RECHTBANK ZEELAND-WEST-BRABANT

Belastingrecht
zaaknummer: BRE 22/3881

uitspraak van de enkelvoudige kamer van 16 december 2022 in de zaak tussen

[belanghebbende], uit [plaats], belanghebbende

en

De invorderingsambtenaar van de gemeente Breda, de invorderingsambtenaar.

Procesverloop

Belanghebbende heeft tegen de uitspraak op bezwaar van de invorderingsambtenaar van 10 augustus 2022, betreffende de naheffingsaanslag parkeerbelasting met aanslagnummer [aanslagnummer], beroep ingesteld.

Overwegingen

Omdat het beroep kennelijk niet-ontvankelijk is doet de rechtbank uitspraak zonder zitting. Artikel 8:54 van de Algemene wet bestuursrecht (Awb) maakt dat mogelijk.

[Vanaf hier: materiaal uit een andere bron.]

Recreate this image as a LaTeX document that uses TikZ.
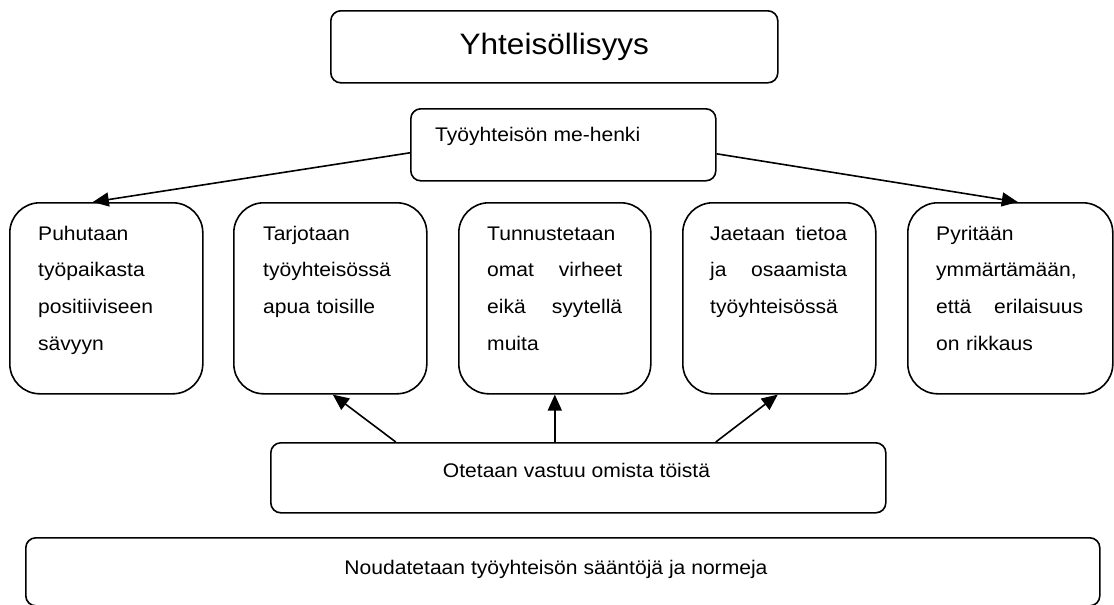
\documentclass[tikz,border=0pt]{standalone}
\usepackage{fontspec}
\setmainfont{Liberation Sans}[FakeStretch=1.07]
\usetikzlibrary{arrows.meta}

% a line whose two words are pushed to the edges of the text column
\newcommand{\spreadpair}[3]{\makebox[#1][l]{#2\hfill #3}}

\begin{document}
\begin{tikzpicture}[x=1pt,y=-1pt,
  frame/.style={draw, line width=1.6pt, inner sep=0pt, anchor=north west},
  smallbox/.style={frame, rounded corners=10pt},
  cellbox/.style={frame, rounded corners=30pt, minimum height=191pt},
  celltext/.style={anchor=north west, inner sep=0pt, align=left,
    font=\fontsize{19.7}{36.7}\selectfont},
  plain/.style={inner sep=0pt, font=\fontsize{19.7}{24}\selectfont},
  arr/.style={line width=1.6pt, -{Triangle[length=16pt,width=14pt]}}]

\useasboundingbox (0,0) rectangle (1114,605);

% heading
\node[smallbox, minimum width=447pt, minimum height=72pt,
      font=\fontsize{29.5}{35}\selectfont] (head) at (330,10) {Yhteisöllisyys};

% team spirit
\node[smallbox, minimum width=305pt, minimum height=72pt] (spirit) at (410,108) {};
\node[plain, anchor=base west] (spirittext) at (435,141) {Työyhteisön me-henki};

% the five practices
\node[cellbox, minimum width=193pt] (b1) at (9,202) {};
\node[cellbox, minimum width=193pt] (b2) at (233,202) {};
\node[cellbox, minimum width=192pt] (b3) at (458,202) {};
\node[cellbox, minimum width=193pt] (b4) at (682,202) {};
\node[cellbox, minimum width=205pt] (b5) at (907,202) {};

\node[celltext, text width=140pt] (t1) at ([shift={(29,23)}]b1.north west)
  {\rule{0pt}{15pt}Puhutaan\\työpaikasta\\positiiviseen\\sävyyn};
\node[celltext, text width=140pt] (t2) at ([shift={(30,23)}]b2.north west)
  {\rule{0pt}{15pt}Tarjotaan\\työyhteisössä\\apua toisille};
\node[celltext, text width=135pt] (t3) at ([shift={(29,23)}]b3.north west)
  {\rule{0pt}{15pt}Tunnustetaan\\\spreadpair{135pt}{omat}{virheet}\\\spreadpair{135pt}{eikä}{syytellä}\\muita};
\node[celltext, text width=137pt] (t4) at ([shift={(28,23)}]b4.north west)
  {\rule{0pt}{15pt}\spreadpair{137pt}{Jaetaan}{tietoa}\\\spreadpair{137pt}{ja}{osaamista}\\työyhteisössä};
\node[celltext, text width=147pt] (t5) at ([shift={(29,23)}]b5.north west)
  {\rule{0pt}{15pt}Pyritään\\ymmärtämään,\\\spreadpair{147pt}{että}{erilaisuus}\\on rikkaus};

% responsibility
\node[smallbox, minimum width=615pt, minimum height=70pt] (resp) at (270,442) {};
\node[plain, anchor=base] (resptext) at (576.5,477) {Otetaan vastuu omista töistä};

% rules and norms
\node[smallbox, minimum width=1074pt, minimum height=68pt] (rules) at (25,537) {};
\node[plain, anchor=base] (rulestext) at (556,574) {Noudatetaan työyhteisön sääntöjä ja normeja};

% connectors
\draw[arr] ([yshift=-8pt]spirit.west) -- ([xshift=-13.5pt]b1.north);
\draw[arr] ([yshift=-9pt]spirit.east) -- ([xshift=7.5pt]b5.north);
\draw[arr] ([xshift=-182.5pt]resp.north) -- ([xshift=2.5pt]b2.south);
\draw[arr] ([xshift=-23.5pt]resp.north) -- (b3.south);
\draw[arr] ([xshift=137.5pt]resp.north) -- ([xshift=-1.5pt]b4.south);
\end{tikzpicture}
\end{document}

De rechtbank legt hierna uit waarom het beroep kennelijk niet-ontvankelijk is.
Iemand die beroep instelt, moet griffierecht betalen. Dit staat in artikel 8:41, van de Awb. In een zaak als deze is het griffierecht € 50,-. De griffier van de rechtbank stelt een termijn waarbinnen het griffierecht moet worden betaald. Het hele bedrag moet binnen die termijn zijn bijgeschreven op de rekening van de rechtbank of dan zijn betaald op de griffie van de rechtbank. Als het griffierecht niet of niet tijdig is betaald, verklaart de rechtbank het beroep niet-ontvankelijk. Dat is alleen anders als het niet of niet tijdig betalen van het griffierecht verontschuldigbaar is.
De griffier heeft bij aangetekend verzonden brief van 9 september 2022 belanghebbende wederom in de gelegenheid gesteld het griffierecht te betalen binnen vier weken na dagtekening van die brief. De enveloppe waarin deze brief is verzonden, is ongeopend ter griffie terugontvangen. Deze brief is aangetekend verstuurd naar het door belanghebbende opgegeven adres. Uit de basisregistratie persoonsgegevens blijkt dat belanghebbende ingeschreven staat op dat adres. Daarop is de brief op 11 oktober 2022 nogmaals naar dat adres gestuurd, nu per gewone post en met een laatste termijn van twee weken.
Belanghebbende heeft het griffierecht niet op tijd betaald.
Het beroep is daarom kennelijk niet-ontvankelijk.
Voor een proceskostenveroordeling bestaat geen aanleiding.

Beslissing

De rechtbank verklaart het beroep niet-ontvankelijk.
Deze uitspraak is gedaan door mr. S.A.J. Bastiaansen, rechter, in aanwezigheid van P. van der Hoeven, griffier, op 16 december 2022 en openbaar gemaakt door middel van geanonimiseerde publicatie op www.rechtspraak.nl.
griffier
rechter
Een afschrift van deze uitspraak is verzonden aan partijen op:

Bent u het niet eens met deze uitspraak?

Als u het niet eens bent met deze uitspraak, kunt u een brief sturen naar de rechtbank waarin u uitlegt waarom u het er niet mee eens bent. Dit heet een verzetschrift. U moet dit verzetschrift indienen binnen 6 weken na de dag waarop deze uitspraak is verzonden. U ziet deze datum hierboven. Als u graag een zitting wilt waarin u uw verzetschrift kunt toelichten, kunt u dit in uw verzetschrift vermelden.